Three DimensionsMarch 12, 2010 Leave a comment
This week, Melinda and I will be facilitating two workshops at the Transforming Race conference, hosted by the Kirwan Institute at The Ohio State University. Here’s a sneak preview of some of what we’ll be covering.
Facilitating discussions and dialogues about race can be tough. Lack of information and knowledge, different lived experiences, unspoken assumptions, varying definitions of key concepts and differing interpretations of problems and solutions are just a few of the things that can get in the way of groups communicating authentically and building solid agreements. I’ve found that attention to three dimensions of preparing for such conversations can make all the difference between productive engagement and destructive experiences that take years to repair.
One dimension relates to process: planning the who, what, where, when, and how of discussions. We find that some people who approach these conversations with a solid foundation on the content of the conversation—race, race equity, dynamics of oppression, and the like—can face challenges when they don’t focus sufficiently on the process. Asking the following kinds of questions are essential to setting up for success: What are the intended outcomes of the conversation—from the point of view of the conveners and the participants? What role am I playing: Presenter? Trainer? Facilitator? Coach? All of the above? How can I strike a balance between communicating information, persuading people about my analysis, and engaging participants in discussion that leads them to their own conclusions and agreements? How do I design a process that moves a group systematically to a common understanding and a shared vision of what’s possible? And, how can discussions about such potentially volatile issues be authentic, safe (note, I said safe, not necessarily comfortable), and productive? In my experience, the disciplines of facilitation and group dynamics offer useful strategies for intervening to help a group get “unstuck” and get a derailed conversation back on track.
A second dimension is preparing for the content of the conversation: What’s the history, analysis, key concepts, and information that people need to engage in order to achieve their intended results? We find that some people who approach race-related conversations with a solid foundation in more general facilitation and collaboration skills—process expertise, if you will—can face a very different set of challenges. Asking the following kinds of questions can help to prepare for the content of race equity conversations: How can I help participants understand the context of any given conversation and what that implies about what’s “on the table”? How much do I need to know about the context and the content, even if I’m not being asked to provide expertise on the content? How can I anticipate and prepare to deal with hot button issues or places where a group will get stuck? How might my own knowledge and beliefs about race and racial equity, and my own identity, either help or hinder the work?

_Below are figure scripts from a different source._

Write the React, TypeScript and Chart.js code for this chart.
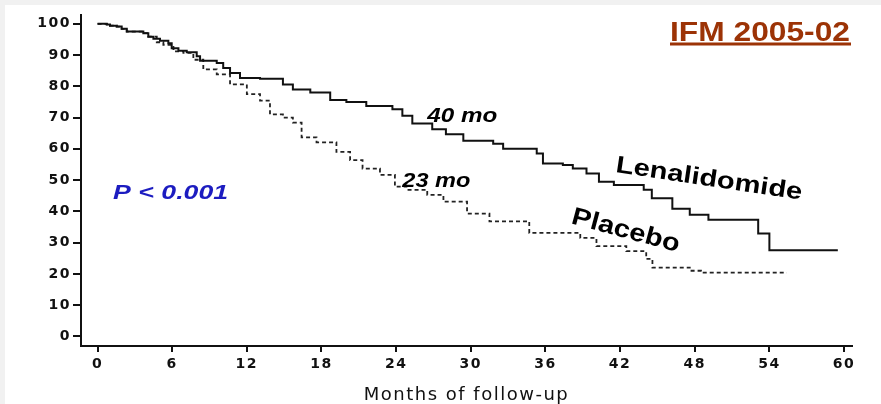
import React, { useEffect, useRef } from 'react';
import { Chart, registerables } from 'chart.js';

Chart.register(...registerables);

// ---- Data ----
const lenaMonths = [0, 0.74, 1.0, 1.54, 1.94, 2.35, 3.68, 4.08, 4.49, 5.02, 5.69, 5.96, 6.5, 7.17, 7.97, 8.24, 9.58, 10.1, 10.65, 11.45, 13.06, 14.9, 15.7, 17.1, 18.7, 20.0, 21.6, 23.7, 24.5, 25.3, 26.9, 28.0, 29.4, 31.8, 32.6, 35.3, 35.8, 37.4, 38.2, 39.3, 40.3, 41.5, 43.9, 44.55, 46.2, 47.6, 49.1, 53.1, 54.0, 59.5];
const lenaSurvival = [100, 99.8, 99.4, 99.1, 98.4, 97.5, 97.0, 95.9, 95.2, 94.6, 93.8, 92.2, 91.4, 90.9, 89.6, 88.2, 87.5, 85.9, 84.3, 82.7, 82.4, 80.6, 79.0, 78.0, 75.6, 75.0, 73.7, 72.7, 70.6, 68.1, 66.3, 64.7, 62.6, 61.6, 60.0, 58.5, 55.3, 54.8, 53.7, 52.1, 49.5, 48.4, 46.9, 44.2, 40.8, 38.9, 37.3, 32.9, 27.6, 27.6];

const placeboMonths = [0, 0.74, 1.0, 1.54, 1.94, 2.35, 3.68, 4.08, 4.76, 5.29, 6.1, 6.9, 7.7, 8.5, 9.58, 10.65, 12.0, 13.06, 13.86, 14.9, 15.7, 16.4, 17.6, 19.2, 20.3, 21.3, 22.7, 23.9, 24.9, 26.5, 27.8, 29.7, 31.5, 34.7, 38.8, 40.1, 42.5, 44.1, 44.6, 47.6, 48.5, 55.4];
const placeboSurvival = [100, 99.8, 99.4, 99.1, 98.4, 97.5, 97.0, 95.9, 94.1, 93.3, 91.2, 90.7, 88.5, 85.4, 83.8, 80.6, 77.5, 75.4, 71.0, 70.0, 68.4, 63.7, 62.1, 59.0, 56.4, 53.7, 51.7, 47.9, 46.9, 45.3, 43.1, 39.3, 36.8, 33.1, 31.5, 28.9, 27.3, 24.8, 22.0, 21.0, 20.4, 20.4];

const xTickValues = [0, 6, 12, 18, 24, 30, 36, 42, 48, 54, 60];
const yTickValues = [0, 10, 20, 30, 40, 50, 60, 70, 80, 90, 100];

const seriesLabels = ['Lenalidomide', 'Placebo'];
const medianLabels = ['40 mo', '23 mo'];
const pValueLabel = 'P < 0.001';
const studyTitle = 'IFM 2005-02';
const xAxisTitle = 'Months of follow-up';

function drawFitted(
  ctx: CanvasRenderingContext2D,
  text: string,
  x: number,
  y: number,
  font: string,
  width: number,
  angleDeg: number,
  color: string
) {
  ctx.save();
  (ctx as any).letterSpacing = '0px';
  ctx.font = font;
  const w = ctx.measureText(text).width || 1;
  ctx.translate(x, y);
  ctx.rotate((angleDeg * Math.PI) / 180);
  ctx.scale(width / w, 1);
  ctx.fillStyle = color;
  ctx.textAlign = 'left';
  ctx.textBaseline = 'alphabetic';
  ctx.fillText(text, 0, 0);
  ctx.restore();
}

const spacingPlugin = {
  id: 'spacing',
  beforeDraw(chart: any) {
    chart.ctx.letterSpacing = '1.5px';
  },
};

const annotationPlugin = {
  id: 'annotations',
  afterDraw(chart: any) {
    const ctx: CanvasRenderingContext2D = chart.ctx;
    const xs = chart.scales.x;
    const ys = chart.scales.y;
    (ctx as any).letterSpacing = '0px';
    const px = (m: number) => xs.getPixelForValue(m);
    const py = (v: number) => ys.getPixelForValue(v);

    drawFitted(ctx, medianLabels[0], px(26.5), py(68.5), 'italic bold 21px "Liberation Sans"', 70, 0, '#000');
    drawFitted(ctx, medianLabels[1], px(24.5), py(47.9), 'italic bold 20px "Liberation Sans"', 68, 0, '#000');
    drawFitted(ctx, pValueLabel, px(1.25), py(44.1), 'italic bold 21px "Liberation Sans"', 115, 0, '#1c1cc0');
    drawFitted(ctx, seriesLabels[0], px(41.6), py(52.6), 'bold 24px "Liberation Sans"', 188, 8.5, '#000');
    drawFitted(ctx, seriesLabels[1], px(38.0), py(36.2), 'bold 25px "Liberation Sans"', 111, 15, '#000');

    // study title, underlined
    const titleColor = '#9c3306';
    drawFitted(ctx, studyTitle, 665, 35.5, 'bold 27px "Liberation Sans"', 180, 0, titleColor);
    ctx.save();
    ctx.fillStyle = titleColor;
    ctx.fillRect(665, 37.5, 181, 3);
    ctx.restore();
  },
};

export default function App() {
  const canvasRef = useRef<HTMLCanvasElement | null>(null);

  useEffect(() => {
    const canvas = canvasRef.current;
    if (!canvas) return;
    const tickFont = { family: '"DejaVu Sans"', size: 14, weight: 'bold' as const };
    const chart = new Chart(canvas, {
      type: 'line',
      data: {
        datasets: [
          {
            label: seriesLabels[0],
            data: lenaMonths.map((m, i) => ({ x: m, y: lenaSurvival[i] })),
            borderColor: '#111',
            borderWidth: 2,
            stepped: true,
            pointRadius: 0,
            fill: false,
          },
          {
            label: seriesLabels[1],
            data: placeboMonths.map((m, i) => ({ x: m, y: placeboSurvival[i] })),
            borderColor: '#222',
            borderWidth: 1.8,
            borderDash: [4, 3],
            stepped: true,
            pointRadius: 0,
            fill: false,
          },
        ],
      },
      options: {
        responsive: false,
        animation: false,
        devicePixelRatio: 1,
        layout: { padding: { top: 7, right: 29, left: 0, bottom: 0 } },
        plugins: {
          legend: { display: false },
          tooltip: { enabled: false },
          title: { display: false },
        },
        scales: {
          x: {
            type: 'linear',
            min: -1.33,
            max: 60.64,
            afterBuildTicks: (s: any) => {
              s.ticks = xTickValues.map((v) => ({ value: v }));
            },
            afterFit: (s: any) => {
              s.height = 58;
            },
            grid: { drawOnChartArea: false, drawTicks: true, tickLength: 6, color: '#111', lineWidth: 2 },
            border: { display: true, color: '#111', width: 2 },
            ticks: {
              color: '#111',
              font: tickFont,
              padding: 4,
              autoSkip: false,
              maxRotation: 0,
              callback: (v: any) => String(v),
            },
            title: {
              display: true,
              text: xAxisTitle,
              color: '#111',
              font: { family: '"DejaVu Sans"', size: 18, lineHeight: 1.0 },
              padding: { top: 0, bottom: 0 },
            },
          },
          y: {
            type: 'linear',
            min: -3.07,
            max: 102.69,
            afterBuildTicks: (s: any) => {
              s.ticks = yTickValues.map((v) => ({ value: v }));
            },
            afterFit: (s: any) => {
              s.width = 76;
            },
            grid: { drawOnChartArea: false, drawTicks: true, tickLength: 8, color: '#111', lineWidth: 2 },
            border: { display: true, color: '#111', width: 2 },
            ticks: {
              color: '#111',
              font: tickFont,
              padding: 2,
              callback: (v: any) => String(v),
            },
          },
        },
      },
      plugins: [spacingPlugin, annotationPlugin],
    } as any);
    return () => chart.destroy();
  }, []);

  return (
    <div style={{ position: 'fixed', left: 0, top: 0, width: 881, height: 404, background: '#f1f1f1' }}>
      <div style={{ position: 'absolute', left: 5, top: 5, width: 876, height: 399, background: '#ffffff' }}>
        <canvas ref={canvasRef} width={876} height={399} style={{ display: 'block' }} />
      </div>
    </div>
  );
}
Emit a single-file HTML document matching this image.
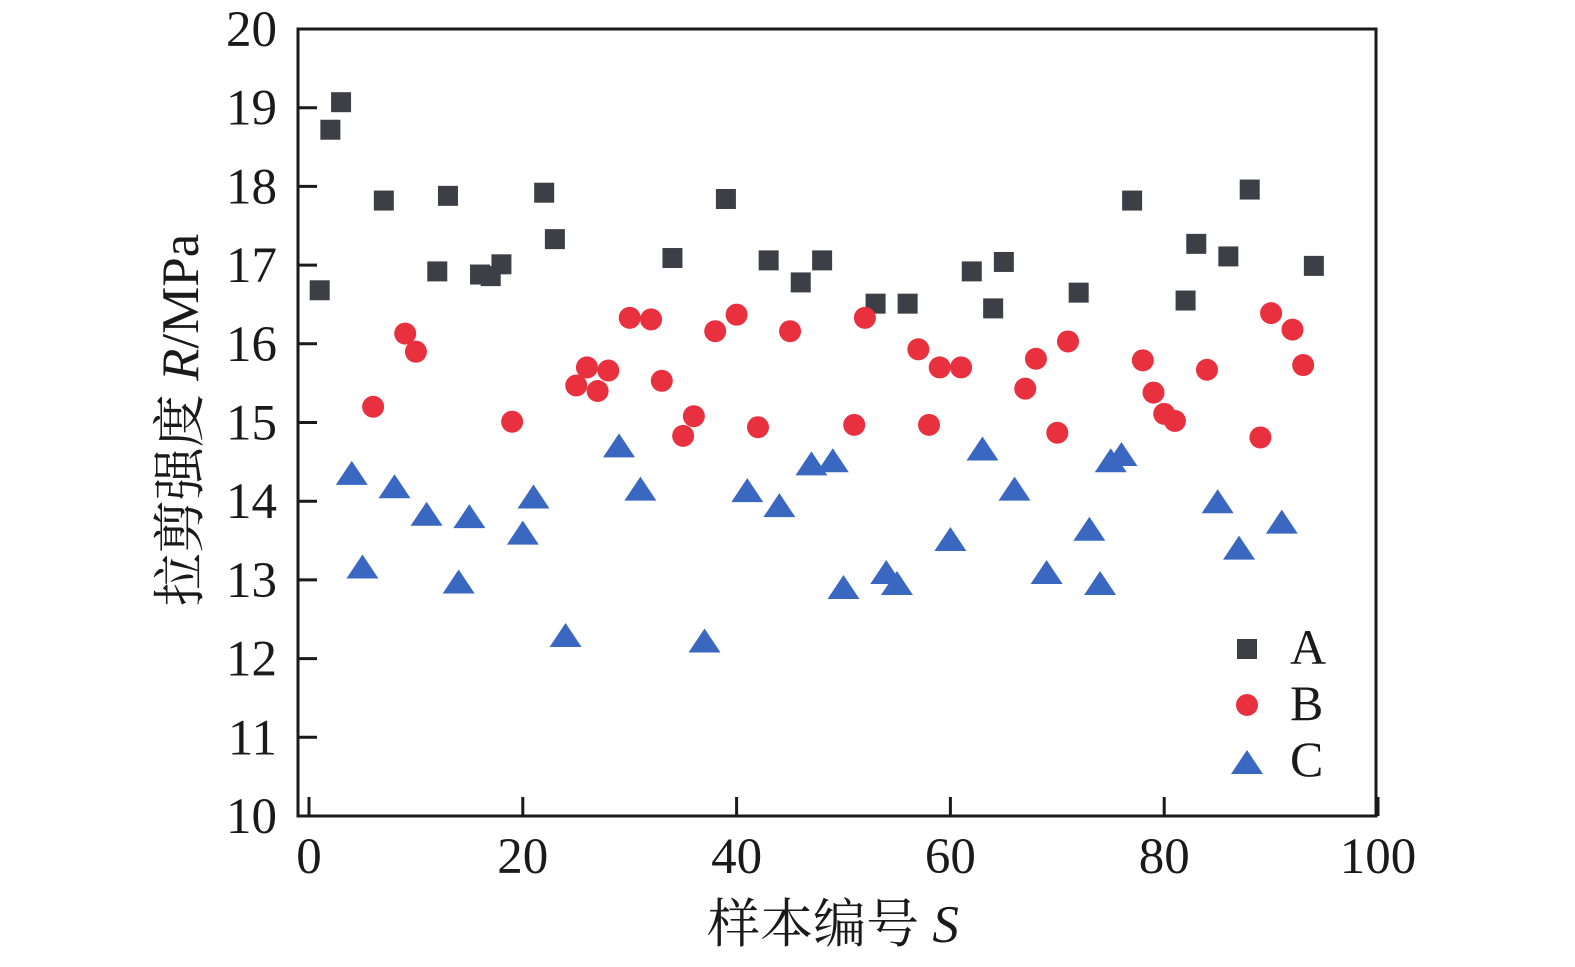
<!DOCTYPE html>
<html><head><meta charset="utf-8"><style>
body{margin:0;background:#fff}
svg text{font-family:"Liberation Serif","Noto Serif CJK SC",serif;fill:#1a1a1a}
</style></head><body>
<svg id="chart" width="1575" height="962" xmlns="http://www.w3.org/2000/svg">
<g id="marks"></g>
<rect x="298" y="29" width="1078" height="787" fill="none" stroke="#1a1a1a" stroke-width="3"/>
<g id="axes"></g>
<text x="833" y="942" font-size="53" text-anchor="middle">样本编号 <tspan font-style="italic">S</tspan></text>
<text transform="translate(198,420) rotate(-90)" font-size="53" text-anchor="middle">拉剪强度 <tspan font-style="italic">R</tspan>/MPa</text>
<g>
<rect x="1237" y="639" width="20" height="20" fill="#3d3f46"/>
<text x="1290" y="664" font-size="50">A</text>
<circle cx="1247" cy="705" r="11" fill="#e8303f"/>
<text x="1290" y="720" font-size="50">B</text>
<polygon points="1247,750 1263,774 1231,774" fill="#3a68c0"/>
<text x="1290" y="776" font-size="50">C</text>
</g>
</svg>
<script>
const xTicks=[0,20,40,60,80,100];
const yTicks=[10,11,12,13,14,15,16,17,18,19,20];
const aX=[1,2,3,7,12,13,16,17,18,22,23,34,39,43,46,48,53,56,62,64,65,72,77,82,83,86,88,94];
const aY=[16.68,18.72,19.07,17.82,16.92,17.88,16.88,16.86,17.01,17.92,17.33,17.09,17.84,17.06,16.78,17.06,16.51,16.51,16.92,16.45,17.04,16.65,17.82,16.55,17.27,17.11,17.96,16.99];
const bX=[6,9,10,19,25,26,27,28,30,32,33,35,36,38,40,42,45,51,52,57,58,59,61,67,68,70,71,78,79,80,81,84,89,90,92,93];
const bY=[15.20,16.13,15.90,15.01,15.47,15.70,15.40,15.66,16.33,16.31,15.53,14.83,15.08,16.16,16.37,14.94,16.16,14.97,16.33,15.93,14.97,15.70,15.70,15.43,15.81,14.87,16.03,15.79,15.38,15.11,15.02,15.67,14.81,16.39,16.18,15.73];
const cX=[4,5,8,11,14,15,20,21,24,29,31,37,41,44,47,49,50,54,55,60,63,66,69,73,74,75,76,85,87,91];
const cY=[14.36,13.17,14.19,13.84,12.98,13.81,13.60,14.06,12.30,14.71,14.16,12.23,14.14,13.95,14.48,14.52,12.91,13.10,12.96,13.52,14.67,14.16,13.10,13.65,12.96,14.52,14.60,14.0,13.41,13.74];
const NS='http://www.w3.org/2000/svg';
const sx=v=>309+v*10.69;
const sy=v=>816-(v-10)*78.7;
const marks=document.getElementById('marks'),axes=document.getElementById('axes');
function mk(tag,attrs,parent){const e=document.createElementNS(NS,tag);for(const k in attrs)e.setAttribute(k,attrs[k]);parent.appendChild(e);return e;}
xTicks.forEach(t=>{
 const l=mk('line',{x1:sx(t),x2:sx(t),y1:816,y2:797,stroke:'#1a1a1a','stroke-width':3},axes);
 
 
 const tx=mk('text',{x:sx(t),y:873,'font-size':51,'text-anchor':'middle'},axes);tx.textContent=t;
 
 
});
yTicks.forEach(t=>{
 const l=mk('line',{x1:298,x2:317,y1:sy(t),y2:sy(t),stroke:'#1a1a1a','stroke-width':3},axes);
 
 
 const tx=mk('text',{x:277,y:sy(t)+17,'font-size':51,'text-anchor':'end'},axes);tx.textContent=t;
 
 
});
aX.forEach((x,i)=>{const e=mk('rect',{x:sx(x)-10,y:sy(aY[i])-10,width:20,height:20,fill:'#3d3f46'},marks);
 
 });
bX.forEach((x,i)=>{const e=mk('circle',{cx:sx(x),cy:sy(bY[i]),r:11,fill:'#e8303f'},marks);
 
 });
cX.forEach((x,i)=>{const X=sx(x),Y=sy(cY[i]);const e=mk('polygon',{points:`${X},${Y-12} ${X+16},${Y+12} ${X-16},${Y+12}`,fill:'#3a68c0'},marks);
 
 });
</script>
</body></html>
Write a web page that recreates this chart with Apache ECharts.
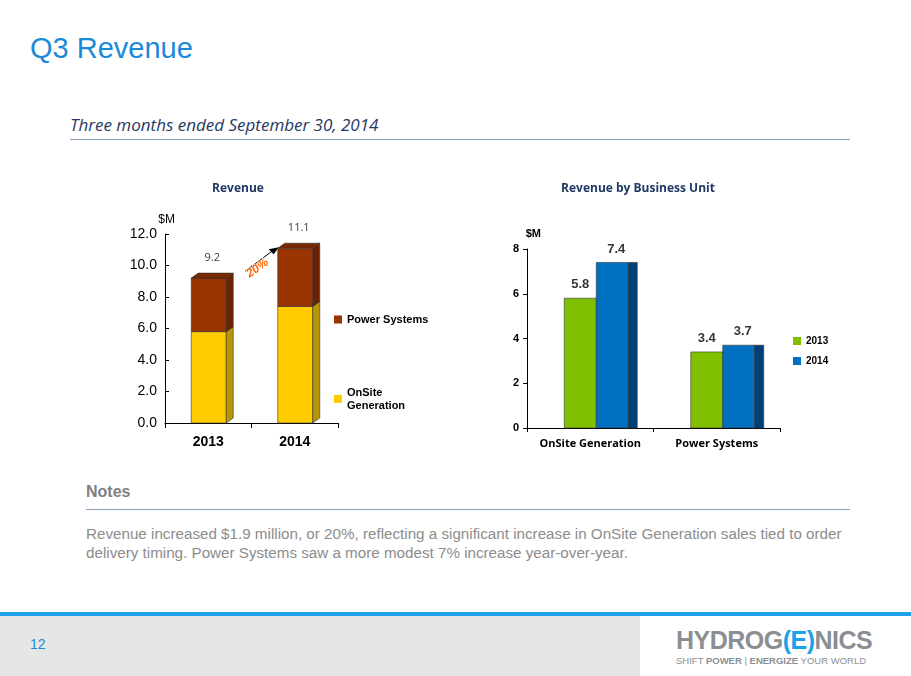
<!DOCTYPE html>
<html><head><meta charset="utf-8">
<script src="https://cdn.jsdelivr.net/npm/echarts@6/dist/echarts.min.js"></script>
<style>
body{margin:0;width:911px;height:676px;position:relative;background:#fff;font-family:"Liberation Sans",Arial,sans-serif;overflow:hidden}
.a{position:absolute;white-space:nowrap}
</style></head><body>
<div class="a" style="left:30px;top:32px;font-size:29px;color:#1a8ad8">Q3 Revenue</div>
<div class="a" style="left:70px;top:113px;font-size:17px;font-style:italic;color:#1f3864;font-family:'Open Sans','DejaVu Sans',sans-serif">Three months ended September 30, 2014</div>
<div class="a" style="left:70px;top:139px;width:780px;height:1px;background:#8aa0b8"></div>
<div class="a" style="left:86px;top:483px;font-size:16px;font-weight:bold;color:#7f7f7f">Notes</div>
<div class="a" style="left:86px;top:509px;width:764px;height:1px;background:#8aa0b8"></div>
<div class="a" style="left:86px;top:524px;font-size:15.2px;color:#8c8c8c;line-height:19px">Revenue increased $1.9 million, or 20%, reflecting a significant increase in OnSite Generation sales tied to order<br>delivery timing. Power Systems saw a more modest 7% increase year-over-year.</div>
<div class="a" style="left:0;top:612px;width:911px;height:4px;background:#1ba1e8"></div>
<div class="a" style="left:0;top:616px;width:640px;height:60px;background:#e6e6e6"></div>
<div class="a" style="left:30px;top:636px;font-size:14px;color:#1a8ad8">12</div>
<div class="a" style="left:676px;top:626px;font-size:25px;font-weight:bold;color:#8a8f94;letter-spacing:-0.5px">HYDROG<span style="color:#1ba1e8">(E)</span>NICS</div>
<div class="a" style="left:676px;top:655px;font-size:9.5px;color:#8a8f94">SHIFT <b>POWER</b> | <b>ENERGIZE</b> YOUR WORLD</div>
<div id="c1" class="a" style="left:100px;top:170px;width:360px;height:300px"></div>
<div id="c2" class="a" style="left:490px;top:170px;width:360px;height:300px"></div>
<script>
var years=['2013','2014'];
var onsite=[5.8,7.4];
var power=[3.4,3.7];
var totals=[9.2,11.1];
var units=['OnSite Generation','Power Systems'];
var v2013=[5.8,3.4];
var v2014=[7.4,3.7];

function box3d(front,side,top,w,offset,dx,dy){
  return function(params,api){
    var c=api.value(0),b=api.value(1),t=api.value(2);
    var p0=api.coord([c,b]),p1=api.coord([c,t]);
    var x=p0[0]+offset,y0=p0[1],y1=p1[1];
    var ch=[{type:'rect',shape:{x:x,y:y1,width:w,height:y0-y1},style:{fill:front,stroke:'#333',lineWidth:0.6}}];
    if(dx>0){
      ch.push({type:'polygon',shape:{points:[[x+w,y0],[x+w+dx,y0+dy],[x+w+dx,y1+dy],[x+w,y1]]},style:{fill:side,stroke:'#333',lineWidth:0.6}});
      if(top) ch.push({type:'polygon',shape:{points:[[x,y1],[x+dx,y1+dy],[x+w+dx,y1+dy],[x+w,y1]]},style:{fill:top,stroke:'#333',lineWidth:0.6}});
    }
    return {type:'group',children:ch};
  };
}
var c1=echarts.init(document.getElementById('c1'));
c1.setOption({
  animation:false,
  title:{text:'Revenue',left:133,top:8,textAlign:'center',textStyle:{fontSize:12,fontWeight:'bold',color:'#1f3864',fontFamily:'Open Sans'}},
  grid:{left:65,top:64,width:173,height:189},
  xAxis:{type:'category',data:years,axisTick:{show:true,interval:0,length:5,lineStyle:{color:'#000'}},axisLine:{lineStyle:{color:'#000'}},axisLabel:{fontSize:14,fontWeight:'bold',color:'#000',margin:12}},
  yAxis:{type:'value',min:0,max:12,interval:2,name:'$M',nameLocation:'end',nameGap:8,nameTextStyle:{align:'right',color:'#000',fontSize:12,padding:[0,-10,0,0]},axisLine:{show:true,lineStyle:{color:'#000'}},axisTick:{show:true,inside:true,length:4,lineStyle:{color:'#000'}},splitLine:{show:false},axisLabel:{fontSize:14,color:'#000',formatter:function(v){return v.toFixed(1);}}},
  legend:{orient:'vertical',left:229,top:138,itemGap:60,itemWidth:8,itemHeight:8,icon:'rect',textStyle:{fontSize:11,fontWeight:'bold',color:'#000',lineHeight:13},
    data:[{name:'Power Systems',itemStyle:{color:'#993300'}},{name:'OnSite\nGeneration',itemStyle:{color:'#FFCC00'}}]},
  series:[
    {name:'OnSite\nGeneration',type:'custom',renderItem:box3d('#FFCC00','#B8960A',null,35,-17,7,-5),
      data:years.map(function(y,i){return [i,0,onsite[i]];}),encode:{x:0,y:[1,2]}},
    {name:'Power Systems',type:'custom',renderItem:box3d('#993300','#6B2200','#7A2800',35,-17,7,-5),
      data:years.map(function(y,i){return [i,onsite[i],onsite[i]+power[i]];}),encode:{x:0,y:[1,2]}},
    {type:'scatter',symbolSize:0,data:years.map(function(y,i){return [i,totals[i]];}),
      label:{show:true,position:'top',fontSize:11,color:'#000',fontFamily:'Open Sans',formatter:function(p){return p.value[1].toFixed(1);},offset:[4,-10]}}
  ]
});
var a=c1.convertToPixel({xAxisIndex:0,yAxisIndex:0},[0,totals[0]]);
var b=c1.convertToPixel({xAxisIndex:0,yAxisIndex:0},[1,totals[1]]);
c1.setOption({graphic:[
  {type:'line',shape:{x1:a[0]+37,y1:a[1]-7,x2:b[0]-20,y2:b[1]+1},style:{stroke:'#000',lineWidth:1}},
  {type:'polygon',shape:{points:[[b[0]-16,b[1]-1],[b[0]-26,b[1]+1],[b[0]-21,b[1]+6]]},style:{fill:'#000'}},
  {type:'text',x:(a[0]+b[0])/2+6,y:(a[1]+b[1])/2+5,rotation:0.6,style:{text:'20%',fill:'#ff6600',font:'bold italic 12px "Liberation Sans"',align:'center',verticalAlign:'middle',stroke:'#fff',lineWidth:1}}
]});

var c2=echarts.init(document.getElementById('c2'));
c2.setOption({
  animation:false,
  title:{text:'Revenue by Business Unit',left:143,top:8,textAlign:'center',textStyle:{fontSize:12,fontWeight:'bold',color:'#1f3864',fontFamily:'Open Sans'}},
  grid:{left:37,top:79,width:253,height:179},
  xAxis:{type:'category',data:units,axisTick:{show:true,interval:0,length:4,lineStyle:{color:'#000'}},axisLine:{lineStyle:{color:'#000'}},axisLabel:{interval:0,fontSize:11,fontWeight:'bold',color:'#000',margin:10,fontFamily:'Open Sans'}},
  yAxis:{type:'value',min:0,max:8,interval:2,name:'$M',nameGap:10,nameTextStyle:{align:'right',color:'#000',fontSize:11,fontWeight:'bold',padding:[0,-14,0,0]},axisLine:{show:true,lineStyle:{color:'#000'}},axisTick:{show:true,length:4,lineStyle:{color:'#000'}},splitLine:{show:false},axisLabel:{fontSize:11,fontWeight:'bold',color:'#000'}},
  legend:{orient:'vertical',left:298,top:161,itemGap:10,itemWidth:8,itemHeight:8,icon:'rect',textStyle:{fontSize:10,fontWeight:'bold',color:'#000'},
    data:[{name:'2013',itemStyle:{color:'#80C000'}},{name:'2014',itemStyle:{color:'#0070C0'}}]},
  series:[
    {name:'2013',type:'custom',renderItem:box3d('#80C000','',null,32,-26,0,0),data:units.map(function(u,i){return [i,0,v2013[i]];}),encode:{x:0,y:[1,2]},itemStyle:{color:'#80C000'}},
    {name:'2014',type:'custom',renderItem:box3d('#0070C0','#003F7A',null,32,6,9,0),data:units.map(function(u,i){return [i,0,v2014[i]];}),encode:{x:0,y:[1,2]},itemStyle:{color:'#0070C0'}},
    {type:'scatter',symbolSize:0,data:units.map(function(u,i){return [i,v2013[i]];}),label:{show:true,position:'top',offset:[-10,-2],fontSize:13,fontWeight:'bold',color:'#000',formatter:function(p){return p.value[1].toFixed(1);}}},
    {type:'scatter',symbolSize:0,data:units.map(function(u,i){return [i,v2014[i]];}),label:{show:true,position:'top',offset:[26,-2],fontSize:13,fontWeight:'bold',color:'#000',formatter:function(p){return p.value[1].toFixed(1);}}}
  ]
});
</script></body></html>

The third element of preparation is about we can use ourselves as instruments. Regardless of our role in a given discussion and regardless of whether we are more experienced around process or content, the way we show up as people matters. If we are peaceful or angry, anxious or focused, open or judgmental, that will have an impact on the groups with which we work. We’ve found that a variety of strategies for staying centered, dealing with strong emotions, exploring our own identities and worldviews are essential to enabling facilitators of discussions about race and racial equity to meet people where they are and guide them to where they want to go together.
How are you preparing yourself for conversations about race?